Summary: The second struggle common to all humanity is temptation.
James: Religion That Works
“The Common Struggle, Part Two”
February 19, 2006
Introduction: We started last week looking at the common struggle of trials in our lives. We talked about how the people that James is writing to were Christians who had left their homes under the threat of persecution. James wrote to them to stand strong in the face of trials and to allow the trials to bring them to new levels of maturity in Christ.
Today we want to look at the flip side of the trials of life and that is temptation. Trials are typically external to our lives. They come from the outside. Temptations, as scripture will show us, come from within and have very powerful consequences.
What is it that tempts you in life? Bring out the Box of Temptation
What is inside the box that so often lures us away from what we know to be right to what we desire with our flesh? (Chocolate, coffee, money, power, fame, physical pleasure)
James is going to write to us about how to deal with the temptations of life, and what the consequences are of not dealing with them properly.
I. The Source of Temptation
Obviously things outside of ourselves are tempting to us. But the power they have over our lives is dictated by the room we give them within ourselves.
“When tempted, no one should say, "God is tempting me." For God cannot be tempted by evil, nor does he tempt anyone; but each one is tempted when, by his own evil desire, he is dragged away and enticed.” James 1:13-14 (NIV)
It is very easy to blame God or someone else for our struggles. James makes it clear that we are the issue.
The first key to dealing with temptation is responsibility.
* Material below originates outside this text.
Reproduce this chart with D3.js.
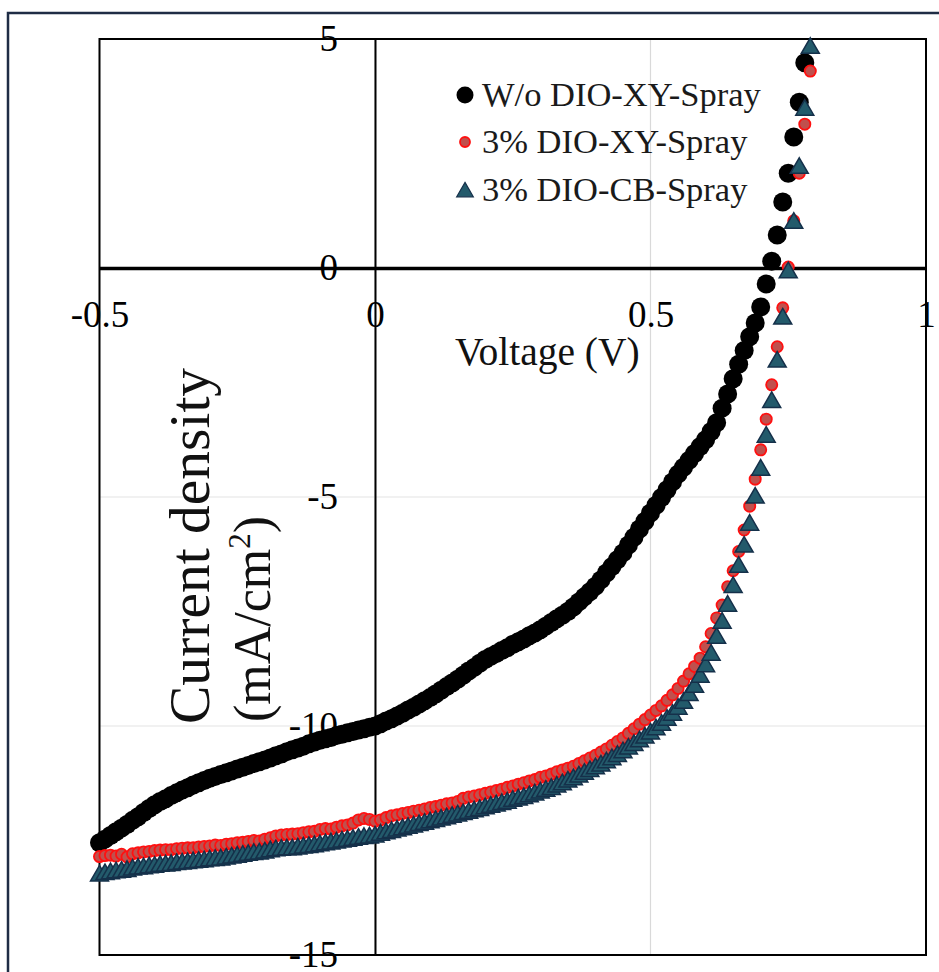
<!DOCTYPE html>
<html>
<head>
<meta charset="utf-8">
<script src="https://cdn.jsdelivr.net/npm/d3@7"></script>
<style>
  body { margin: 0; background: #fff; }
  svg { display: block; font-family: "Liberation Serif", "Times New Roman", serif; }
</style>
</head>
<body>
<div id="chart"></div>
<script>
// voltage sweep (V)
const volts = [
  -0.50, -0.49, -0.48, -0.47, -0.46, -0.45, -0.44, -0.43, -0.42, -0.41,
  -0.40, -0.39, -0.38, -0.37, -0.36, -0.35, -0.34, -0.33, -0.32, -0.31,
  -0.30, -0.29, -0.28, -0.27, -0.26, -0.25, -0.24, -0.23, -0.22, -0.21,
  -0.20, -0.19, -0.18, -0.17, -0.16, -0.15, -0.14, -0.13, -0.12, -0.11,
  -0.10, -0.09, -0.08, -0.07, -0.06, -0.05, -0.04, -0.03, -0.02, -0.01,
  0.00, 0.01, 0.02, 0.03, 0.04, 0.05, 0.06, 0.07, 0.08, 0.09,
  0.10, 0.11, 0.12, 0.13, 0.14, 0.15, 0.16, 0.17, 0.18, 0.19,
  0.20, 0.21, 0.22, 0.23, 0.24, 0.25, 0.26, 0.27, 0.28, 0.29,
  0.30, 0.31, 0.32, 0.33, 0.34, 0.35, 0.36, 0.37, 0.38, 0.39,
  0.40, 0.41, 0.42, 0.43, 0.44, 0.45, 0.46, 0.47, 0.48, 0.49,
  0.50, 0.51, 0.52, 0.53, 0.54, 0.55, 0.56, 0.57, 0.58, 0.59,
  0.60, 0.61, 0.62, 0.63, 0.64, 0.65, 0.66, 0.67, 0.68, 0.69,
  0.70, 0.71, 0.72, 0.73, 0.74, 0.75, 0.76, 0.77, 0.78, 0.79
];

// current density (mA/cm2), W/o DIO-XY-Spray
const jNoDio = [
  -12.55, -12.47, -12.39, -12.31, -12.23, -12.15, -12.06, -11.98, -11.89, -11.80,
  -11.72, -11.65, -11.59, -11.52, -11.46, -11.40, -11.35, -11.29, -11.24, -11.19,
  -11.14, -11.10, -11.06, -11.02, -10.98, -10.94, -10.90, -10.86, -10.82, -10.78,
  -10.74, -10.70, -10.65, -10.61, -10.56, -10.52, -10.48, -10.44, -10.39, -10.35,
  -10.31, -10.28, -10.25, -10.21, -10.18, -10.15, -10.12, -10.09, -10.06, -10.03,
  -10.00, -9.95, -9.89, -9.84, -9.78, -9.72, -9.65, -9.59, -9.52, -9.45,
  -9.38, -9.30, -9.22, -9.14, -9.06, -8.98, -8.89, -8.80, -8.72, -8.63,
  -8.55, -8.48, -8.42, -8.35, -8.29, -8.22, -8.16, -8.10, -8.03, -7.97,
  -7.90, -7.82, -7.74, -7.66, -7.58, -7.50, -7.40, -7.29, -7.18, -7.07,
  -6.95, -6.81, -6.66, -6.52, -6.37, -6.22, -6.05, -5.88, -5.70, -5.53,
  -5.35, -5.18, -5.01, -4.84, -4.67, -4.50, -4.35, -4.20, -4.05, -3.90,
  -3.75, -3.57, -3.38, -3.06, -2.75, -2.42, -2.10, -1.80, -1.50, -1.20,
  -0.85, -0.35, 0.15, 0.72, 1.44, 2.07, 2.86, 3.62, 4.48
];

// 3% DIO-XY-Spray
const jDioXy = [
  -12.85, -12.83, -12.82, -12.84, -12.80, -12.86, -12.79, -12.77, -12.75, -12.74,
  -12.72, -12.71, -12.70, -12.70, -12.68, -12.67, -12.66, -12.66, -12.64, -12.63,
  -12.62, -12.60, -12.61, -12.58, -12.57, -12.55, -12.54, -12.52, -12.50, -12.51,
  -12.47, -12.44, -12.40, -12.38, -12.37, -12.36, -12.35, -12.33, -12.31, -12.30,
  -12.26, -12.24, -12.25, -12.21, -12.18, -12.16, -12.12, -12.05, -12.02, -12.04,
  -12.08, -12.05, -12.00, -11.96, -11.94, -11.91, -11.89, -11.86, -11.84, -11.81,
  -11.78, -11.76, -11.73, -11.70, -11.68, -11.65, -11.58, -11.55, -11.53, -11.50,
  -11.47, -11.44, -11.41, -11.38, -11.34, -11.31, -11.27, -11.24, -11.20, -11.17,
  -11.12, -11.09, -11.05, -11.00, -10.96, -10.92, -10.88, -10.82, -10.76, -10.70,
  -10.64, -10.57, -10.50, -10.42, -10.34, -10.26, -10.16, -10.06, -9.96, -9.86,
  -9.76, -9.66, -9.56, -9.44, -9.32, -9.18, -9.02, -8.86, -8.70, -8.52,
  -8.27, -7.98, -7.64, -7.36, -6.96, -6.61, -6.19, -5.72, -5.20, -4.61,
  -3.97, -3.30, -2.55, -1.72, -0.87, 0.02, 1.03, 2.07, 3.14, 4.30
];

// 3% DIO-CB-Spray
const jDioCb = [
  -13.27, -13.24, -13.22, -13.20, -13.19, -13.17, -13.14, -13.12, -13.11, -13.09,
  -13.08, -13.06, -13.05, -13.04, -13.02, -13.01, -13.00, -12.98, -12.97, -12.96,
  -12.94, -12.93, -12.92, -12.90, -12.88, -12.86, -12.84, -12.82, -12.80, -12.79,
  -12.77, -12.74, -12.72, -12.71, -12.70, -12.70, -12.68, -12.66, -12.65, -12.63,
  -12.61, -12.59, -12.57, -12.55, -12.53, -12.51, -12.49, -12.47, -12.45, -12.44,
  -12.42, -12.38, -12.35, -12.32, -12.29, -12.26, -12.23, -12.20, -12.17, -12.14,
  -12.11, -12.08, -12.05, -12.02, -11.99, -11.96, -11.93, -11.90, -11.87, -11.84,
  -11.80, -11.77, -11.74, -11.71, -11.68, -11.64, -11.61, -11.58, -11.54, -11.50,
  -11.46, -11.42, -11.38, -11.33, -11.28, -11.22, -11.17, -11.11, -11.05, -10.99,
  -10.93, -10.87, -10.80, -10.73, -10.66, -10.58, -10.50, -10.42, -10.34, -10.26,
  -10.17, -10.08, -9.98, -9.87, -9.76, -9.63, -9.50, -9.33, -9.15, -8.93,
  -8.70, -8.45, -8.08, -7.75, -7.38, -6.97, -6.53, -6.09, -5.61, -5.02,
  -4.41, -3.69, -2.93, -2.05, -1.11, -0.10, 0.98, 2.18, 3.45, 4.80
];

const seriesNames = ["W/o DIO-XY-Spray", "3% DIO-XY-Spray", "3% DIO-CB-Spray"];
const xTicks = [-0.5, 0, 0.5, 1];
const xTickLabels = ["-0.5", "0", "0.5", "1"];
const yTicks = [5, 0, -5, -10, -15];
const yTickLabels = ["5", "0", "-5", "-10", "-15"];

const width = 939;
const height = 972;
const plot = { left: 99.5, right: 926, top: 39, bottom: 955 };
const serif = "'Liberation Serif', 'Times New Roman', serif";

const x = d3.scaleLinear().domain([-0.5, 1]).range([plot.left, plot.right]);
const y = d3.scaleLinear().domain([5, -15]).range([plot.top, plot.bottom]);

const svg = d3.select("#chart")
  .append("svg")
  .attr("width", width)
  .attr("height", height);

svg.append("rect")
  .attr("width", width)
  .attr("height", height)
  .attr("fill", "#fff");

// outer chart border (runs off the right / bottom edge)
svg.append("rect")
  .attr("x", 8)
  .attr("y", 13)
  .attr("width", width + 20)
  .attr("height", height + 20)
  .attr("fill", "none")
  .attr("stroke", "#1f2d45")
  .attr("stroke-width", 2.5);

// gridlines
svg.append("g")
  .selectAll("line")
  .data(xTicks)
  .enter()
  .append("line")
  .attr("x1", d => x(d))
  .attr("x2", d => x(d))
  .attr("y1", plot.top)
  .attr("y2", plot.bottom)
  .attr("stroke", "#d9d9d9")
  .attr("stroke-width", 1.2);

svg.append("g")
  .selectAll("line")
  .data(yTicks)
  .enter()
  .append("line")
  .attr("x1", plot.left)
  .attr("x2", plot.right)
  .attr("y1", d => y(d))
  .attr("y2", d => y(d))
  .attr("stroke", "#e3e3e3")
  .attr("stroke-width", 1.2);

// plot frame
svg.append("rect")
  .attr("x", plot.left)
  .attr("y", plot.top)
  .attr("width", plot.right - plot.left)
  .attr("height", plot.bottom - plot.top)
  .attr("fill", "none")
  .attr("stroke", "#000")
  .attr("stroke-width", 2);

// axes crossing at the origin
const xAxis = svg.append("g")
  .attr("transform", `translate(0,${y(0)})`)
  .call(d3.axisBottom(x)
    .tickValues(xTicks)
    .tickFormat((d, i) => xTickLabels[i])
    .tickSize(0)
    .tickPadding(33));

const yAxis = svg.append("g")
  .attr("transform", `translate(${x(0)},0)`)
  .call(d3.axisLeft(y)
    .tickValues(yTicks)
    .tickFormat((d, i) => yTickLabels[i])
    .tickSize(0)
    .tickPadding(37));

xAxis.select(".domain").attr("stroke", "#000").attr("stroke-width", 3.5);
yAxis.select(".domain").attr("stroke", "#000").attr("stroke-width", 2);
svg.selectAll(".tick text")
  .attr("font-family", serif)
  .attr("font-size", 37)
  .attr("fill", "#000");

// axis titles
svg.append("text")
  .attr("x", 455)
  .attr("y", 365)
  .attr("font-family", serif)
  .attr("font-size", 39.5)
  .attr("fill", "#111")
  .text("Voltage (V)");

svg.append("text")
  .attr("transform", "translate(209,724) rotate(-90)")
  .attr("font-family", serif)
  .attr("font-size", 57.5)
  .attr("fill", "#111")
  .text("Current density");

const yTitle2 = svg.append("text")
  .attr("transform", "translate(270,722) rotate(-90)")
  .attr("font-family", serif)
  .attr("font-size", 52)
  .attr("fill", "#111");
yTitle2.append("tspan").text("(mA/cm");
yTitle2.append("tspan").attr("font-size", 31).attr("dy", -20).text("2");
yTitle2.append("tspan").attr("dy", 20).text(")");

// data points
const triangle = d3.symbol().type(d3.symbolTriangle).size(140);

svg.append("g")
  .selectAll("circle")
  .data(jNoDio)
  .enter()
  .append("circle")
  .attr("cx", (d, i) => x(volts[i]))
  .attr("cy", d => y(d))
  .attr("r", 9.5)
  .attr("fill", "#000");

svg.append("g")
  .selectAll("circle")
  .data(jDioXy)
  .enter()
  .append("circle")
  .attr("cx", (d, i) => x(volts[i]))
  .attr("cy", d => y(d))
  .attr("r", 5.6)
  .attr("fill", "#c0504d")
  .attr("stroke", "#ff1010")
  .attr("stroke-width", 1.8);

svg.append("g")
  .selectAll("path")
  .data(jDioCb)
  .enter()
  .append("path")
  .attr("transform", (d, i) => `translate(${x(volts[i])},${y(d)})`)
  .attr("d", triangle)
  .attr("fill", "#235a6b")
  .attr("stroke", "#15304a")
  .attr("stroke-width", 1.5);

// legend
const legend = svg.append("g").attr("transform", "translate(465,0)");
const rows = [95, 142, 190];

legend.append("circle").attr("cx", 0).attr("cy", rows[0]).attr("r", 8.5).attr("fill", "#000");
legend.append("circle").attr("cx", 0).attr("cy", rows[1]).attr("r", 5)
  .attr("fill", "#c0504d").attr("stroke", "#ff1010").attr("stroke-width", 1.8);
legend.append("path")
  .attr("transform", `translate(0,${rows[2] + 2})`)
  .attr("d", d3.symbol().type(d3.symbolTriangle).size(120))
  .attr("fill", "#235a6b").attr("stroke", "#15304a").attr("stroke-width", 1.2);

legend.selectAll("text")
  .data(seriesNames)
  .enter()
  .append("text")
  .attr("x", 17)
  .attr("y", (d, i) => rows[i] + 11)
  .attr("font-family", serif)
  .attr("font-size", 34.5)
  .attr("fill", "#1a1a1a")
  .text(d => d);
</script>
</body>
</html>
Temptation is fueled by our own evil desire. It is the desire of the humanness of our lives that drags us into feeding our temptation.
In the context in which James is writing, it is easy for him to be talking to the ones being persecuted about not seeking revenge or pain from those persecuting them. He is talking specifically about the inner condition of the heart in those he is writing to. The principle is the same in all forms of temptation.
Look at how scripture describes temptations:
“For everything in the world--the cravings of sinful man, the lust of his eyes and the boasting of what he has and does--comes not from the Father but from the world.” 1 John 2:16 (NIV)
Cravings of sinful man, lust of the eyes and boasting of what he has and does all comes from within the heart of man.
The very essence of temptation is satisfying self.
That does not originate with God. God’s nature is not that way. In fact, God is described as being holy and perfect and selfless in his love. There is no evil in God. Therefore, he is not responsible for the evil brought into the world.
Ascribe to the Lord the glory due his name; worship the Lord in the splendor of his holiness.” Psalm 29:2 (NIV)
“This is the message we have heard from him and declare to you: God is light; in him there is no darkness at all.” 1 John 1:5 (NIV)
God is the source of good, not evil.
One of the biggest dangers in our lives is not accepting the responsibility for our actions. We try to pass it off to our parents because of their influence. We blame our spouse because they didn’t meet our particular need or scratch our particular itch. The biggest lie of all is we blame God. If he hadn’t made me this way or if he had created her different I wouldn’t be in this mess. God is not the blame for evil in our lives. It is time we took responsibility for our own actions.